Aim: What is the number of lines in these entries that contain "this"? State it alone.

Given information:

>>>

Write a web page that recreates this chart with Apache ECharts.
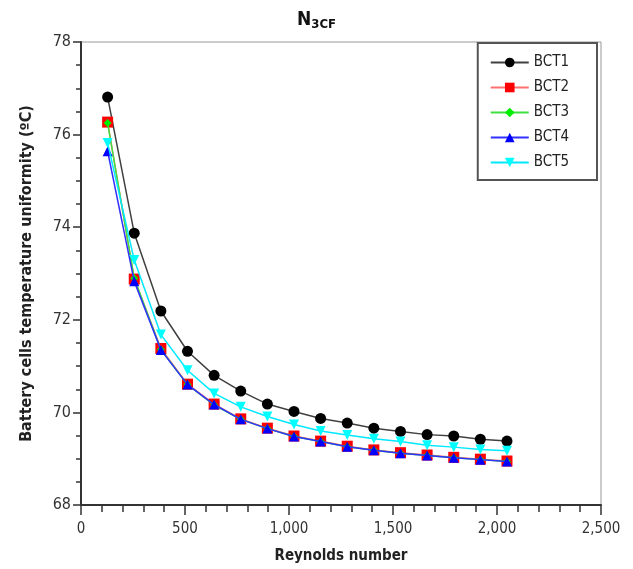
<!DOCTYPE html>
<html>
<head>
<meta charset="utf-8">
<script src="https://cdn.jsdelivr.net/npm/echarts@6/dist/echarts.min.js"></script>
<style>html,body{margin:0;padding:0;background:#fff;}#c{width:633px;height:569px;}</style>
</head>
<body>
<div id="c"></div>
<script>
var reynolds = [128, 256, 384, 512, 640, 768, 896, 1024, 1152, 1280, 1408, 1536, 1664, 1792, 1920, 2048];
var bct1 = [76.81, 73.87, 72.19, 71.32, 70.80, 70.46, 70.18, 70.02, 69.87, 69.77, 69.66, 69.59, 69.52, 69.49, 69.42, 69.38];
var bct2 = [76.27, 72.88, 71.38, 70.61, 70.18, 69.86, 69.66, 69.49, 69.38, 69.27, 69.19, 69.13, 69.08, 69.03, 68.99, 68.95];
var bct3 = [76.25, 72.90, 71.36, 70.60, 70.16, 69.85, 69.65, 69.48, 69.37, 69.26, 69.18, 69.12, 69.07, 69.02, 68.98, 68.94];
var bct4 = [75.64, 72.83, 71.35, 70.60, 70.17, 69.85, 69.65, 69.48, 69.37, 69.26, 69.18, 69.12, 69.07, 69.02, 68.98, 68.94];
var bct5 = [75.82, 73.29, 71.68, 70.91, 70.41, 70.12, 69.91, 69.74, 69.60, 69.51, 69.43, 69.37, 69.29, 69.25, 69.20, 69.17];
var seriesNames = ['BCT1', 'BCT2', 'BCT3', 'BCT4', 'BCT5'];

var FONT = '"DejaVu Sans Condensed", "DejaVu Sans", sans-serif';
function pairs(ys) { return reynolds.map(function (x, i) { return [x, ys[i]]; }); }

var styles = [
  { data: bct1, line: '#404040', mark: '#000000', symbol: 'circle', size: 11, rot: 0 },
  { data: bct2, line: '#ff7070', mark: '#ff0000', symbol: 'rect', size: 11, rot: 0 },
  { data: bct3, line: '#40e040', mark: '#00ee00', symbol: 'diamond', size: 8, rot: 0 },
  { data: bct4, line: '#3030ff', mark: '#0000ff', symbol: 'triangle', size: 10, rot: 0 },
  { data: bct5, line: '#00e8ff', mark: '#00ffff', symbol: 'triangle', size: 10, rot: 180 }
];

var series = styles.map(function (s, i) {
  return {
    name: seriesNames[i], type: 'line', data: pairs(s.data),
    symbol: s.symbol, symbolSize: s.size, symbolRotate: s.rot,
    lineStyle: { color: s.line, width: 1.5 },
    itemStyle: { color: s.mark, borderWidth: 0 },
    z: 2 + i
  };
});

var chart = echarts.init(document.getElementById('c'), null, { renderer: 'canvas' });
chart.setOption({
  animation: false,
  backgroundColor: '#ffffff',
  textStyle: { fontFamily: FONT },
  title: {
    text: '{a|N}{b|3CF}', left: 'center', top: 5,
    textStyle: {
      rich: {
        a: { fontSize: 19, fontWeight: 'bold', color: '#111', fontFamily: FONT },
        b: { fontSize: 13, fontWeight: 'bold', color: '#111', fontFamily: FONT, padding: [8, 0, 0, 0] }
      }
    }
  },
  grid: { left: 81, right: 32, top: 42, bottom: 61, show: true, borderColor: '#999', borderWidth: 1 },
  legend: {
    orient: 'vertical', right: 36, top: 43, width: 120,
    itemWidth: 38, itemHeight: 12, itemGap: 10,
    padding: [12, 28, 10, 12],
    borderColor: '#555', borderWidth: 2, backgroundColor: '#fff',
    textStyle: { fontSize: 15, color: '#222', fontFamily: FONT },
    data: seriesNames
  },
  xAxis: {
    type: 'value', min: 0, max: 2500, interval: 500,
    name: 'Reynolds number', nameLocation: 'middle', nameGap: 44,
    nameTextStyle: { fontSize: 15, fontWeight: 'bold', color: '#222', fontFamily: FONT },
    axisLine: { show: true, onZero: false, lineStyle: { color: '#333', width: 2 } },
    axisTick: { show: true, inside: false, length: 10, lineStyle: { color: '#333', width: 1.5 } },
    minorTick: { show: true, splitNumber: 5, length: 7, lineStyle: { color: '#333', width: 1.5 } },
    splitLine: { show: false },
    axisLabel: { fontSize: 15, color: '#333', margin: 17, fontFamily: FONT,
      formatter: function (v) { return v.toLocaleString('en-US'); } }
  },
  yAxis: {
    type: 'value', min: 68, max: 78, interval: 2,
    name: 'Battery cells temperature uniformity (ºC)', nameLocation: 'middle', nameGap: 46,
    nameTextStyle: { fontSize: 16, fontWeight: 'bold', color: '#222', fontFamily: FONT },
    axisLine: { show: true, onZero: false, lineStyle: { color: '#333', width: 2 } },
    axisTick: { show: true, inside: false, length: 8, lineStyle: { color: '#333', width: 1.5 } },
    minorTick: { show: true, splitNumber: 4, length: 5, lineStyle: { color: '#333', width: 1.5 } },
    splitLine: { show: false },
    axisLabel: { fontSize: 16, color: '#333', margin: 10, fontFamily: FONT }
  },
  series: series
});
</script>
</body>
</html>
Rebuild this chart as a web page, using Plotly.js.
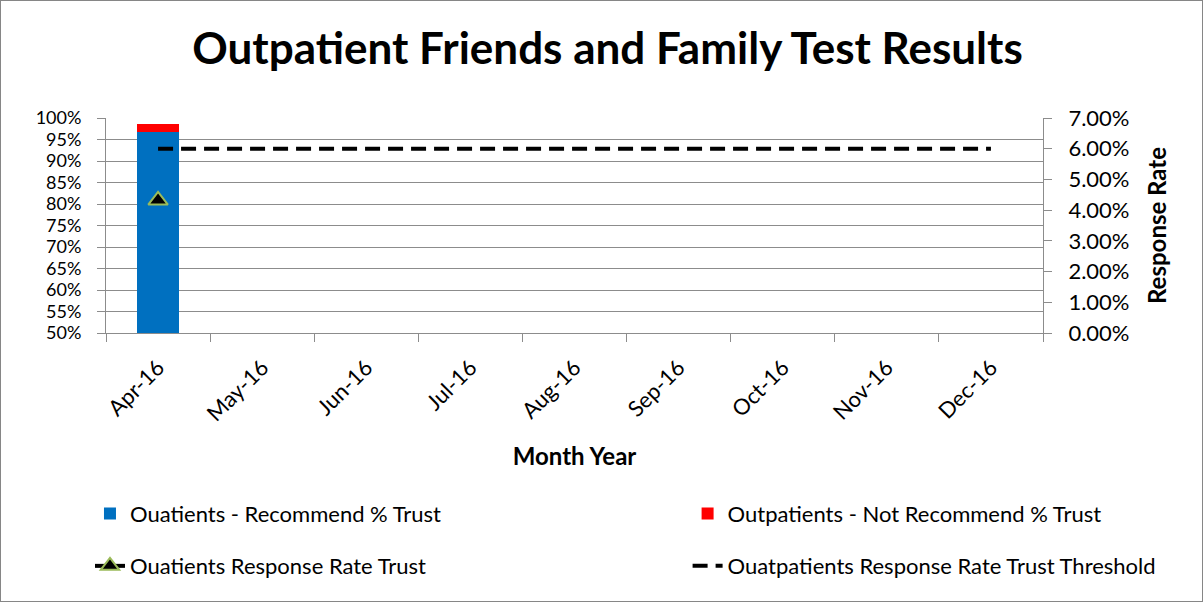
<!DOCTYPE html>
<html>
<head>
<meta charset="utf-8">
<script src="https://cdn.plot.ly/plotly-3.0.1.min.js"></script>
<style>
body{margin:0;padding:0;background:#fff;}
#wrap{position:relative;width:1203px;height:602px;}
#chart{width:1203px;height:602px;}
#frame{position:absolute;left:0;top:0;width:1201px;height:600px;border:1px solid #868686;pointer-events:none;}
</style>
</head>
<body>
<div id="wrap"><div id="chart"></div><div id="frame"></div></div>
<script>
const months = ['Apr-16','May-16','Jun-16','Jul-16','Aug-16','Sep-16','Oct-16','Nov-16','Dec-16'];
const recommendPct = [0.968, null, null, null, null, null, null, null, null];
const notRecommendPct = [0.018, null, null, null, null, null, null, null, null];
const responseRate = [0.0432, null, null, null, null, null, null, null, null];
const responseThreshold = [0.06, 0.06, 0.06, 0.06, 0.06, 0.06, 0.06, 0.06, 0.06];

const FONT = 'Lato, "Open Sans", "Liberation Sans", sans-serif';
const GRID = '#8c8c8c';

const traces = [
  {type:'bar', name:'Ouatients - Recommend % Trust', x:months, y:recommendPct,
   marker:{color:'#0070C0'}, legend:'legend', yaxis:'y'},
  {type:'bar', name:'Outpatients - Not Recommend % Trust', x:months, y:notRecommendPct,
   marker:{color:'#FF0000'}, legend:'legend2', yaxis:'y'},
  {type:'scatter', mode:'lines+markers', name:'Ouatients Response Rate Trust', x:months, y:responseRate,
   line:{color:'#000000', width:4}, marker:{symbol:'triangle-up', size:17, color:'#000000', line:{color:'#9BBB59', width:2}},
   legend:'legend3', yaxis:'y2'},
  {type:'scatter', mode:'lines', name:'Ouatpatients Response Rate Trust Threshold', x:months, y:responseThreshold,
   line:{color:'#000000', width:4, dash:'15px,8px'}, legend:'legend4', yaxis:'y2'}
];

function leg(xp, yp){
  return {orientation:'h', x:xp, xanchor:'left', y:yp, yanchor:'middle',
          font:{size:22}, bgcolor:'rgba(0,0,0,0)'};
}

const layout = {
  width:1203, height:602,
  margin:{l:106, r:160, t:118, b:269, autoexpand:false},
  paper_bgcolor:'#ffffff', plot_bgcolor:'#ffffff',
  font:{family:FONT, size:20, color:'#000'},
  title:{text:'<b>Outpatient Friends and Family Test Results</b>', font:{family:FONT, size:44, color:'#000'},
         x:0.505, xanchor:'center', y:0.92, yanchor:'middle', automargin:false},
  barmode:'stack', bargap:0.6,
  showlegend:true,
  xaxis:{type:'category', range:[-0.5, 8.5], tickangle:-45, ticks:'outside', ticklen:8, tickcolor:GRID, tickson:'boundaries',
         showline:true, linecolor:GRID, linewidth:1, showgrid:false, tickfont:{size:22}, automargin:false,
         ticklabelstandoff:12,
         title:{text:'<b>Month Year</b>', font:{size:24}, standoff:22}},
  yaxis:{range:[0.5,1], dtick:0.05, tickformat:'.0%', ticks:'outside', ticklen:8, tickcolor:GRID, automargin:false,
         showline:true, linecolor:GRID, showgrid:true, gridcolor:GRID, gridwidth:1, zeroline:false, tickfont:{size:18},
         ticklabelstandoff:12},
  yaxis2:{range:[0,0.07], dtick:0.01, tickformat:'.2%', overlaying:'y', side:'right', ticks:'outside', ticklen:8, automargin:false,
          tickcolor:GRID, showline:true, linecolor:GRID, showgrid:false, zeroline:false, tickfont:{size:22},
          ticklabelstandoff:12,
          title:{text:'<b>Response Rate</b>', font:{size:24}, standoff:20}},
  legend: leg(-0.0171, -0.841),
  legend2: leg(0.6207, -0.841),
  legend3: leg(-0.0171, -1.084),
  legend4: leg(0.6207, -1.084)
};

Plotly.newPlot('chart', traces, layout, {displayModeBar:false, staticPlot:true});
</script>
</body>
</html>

<<<

Result: 2